On Tuesday both the White House and the State Department said the US still wants to avoid actions that could contribute to Syria’s “militarization,” but hinted that “additional measures” could become necessary at some point if Mr. Assad fails to yield and the repression continues. So far, between 7,000 and 8,000 people have died in the Syria uprising against the Assad government, rights groups say, noting precise figures are hard to come by because information is hard to verify. 

But that point doesn’t seem to have arrived yet for the White House, says Mr. Danin. The US is “coming late” to focus on Syria for a number of reasons – intervention fatigue, a focus on domestic issues, deep concerns over the geopolitical ramifications of an imploding Syria – so now the administration’s attention “has an air of improvisation” to it.

“I certainly don’t see a road map or an escalatory ladder,” he says.   

But others say Secretary Clinton’s participation in Friday’s “friends of Syria” meeting suggests that the US sees no option but to get more deeply involved.
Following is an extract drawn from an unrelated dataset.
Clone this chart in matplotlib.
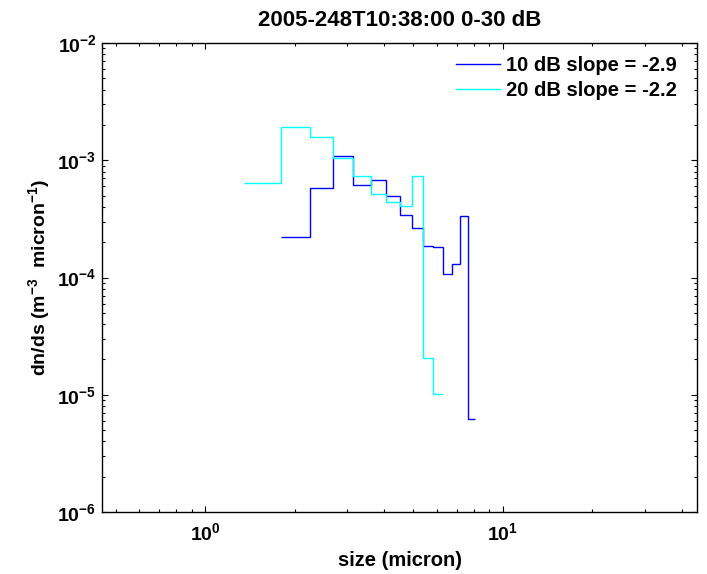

Some note that it was Clinton who last year persuaded President Obama to commit US military might to the effort to bring down Libya’s Muammar Qaddafi.

No one expects the US to engage its forces in Syria under any circumstances, and even direct arming of the rebels by the US may remain out of the question. More likely might be a US agreement to supply nonlethal equipment and supplies while other countries in the region – for example the Gulf states, Saudi Arabia, or even Turkey – agree to provide arms.

If mortar fire continues to fall on Homs and other opposition enclaves during the “friends of Syria” meeting, some regional experts say they expect the meeting “one way or another” to result in a flow of arms to the rebels. The meeting might officially focus on humanitarian measures, they say, but some countries might agree behind the scenes to begin sending in weapons.

Hints of more aggressive measures by the countries gathering in Tunis already appear to be leading some Syria allies to soften their opposition to any international measures. Russia, which last month vetoed a Security Council resolution on Syria, said this week that it favors sending a United Nations envoy to Syria and a new effort by the Security Council to approve humanitarian measures to address the Syrian crisis.

As tempting as a more militaristic stance toward an unyielding Assad may be, the US would be wisest to stick to diplomatic pressures, say some regional experts. 

“Though advocates of military intervention claim it is the moral choice, it is not,” says Marc Lynch, a senior fellow at the Center for a New American Security in Washington and director of the Institute for Middle East Studies at George Washington University. “Military intervention will allow Americans to feel they are doing something,” he adds, “but unleashing even more violence without a realistic prospect of changing the regime’s behavior or improving security is neither just nor wise.”

Instead, the US should focus on further isolating Assad, continuing to tighten sanctions on the regime, working to strengthen the opposition, and helping it “develop a unified political voice,” Dr. Lynch says.

He also suggests presenting Assad with “an ultimatum”: either resign, or be referred to the International Criminal Court for war crimes.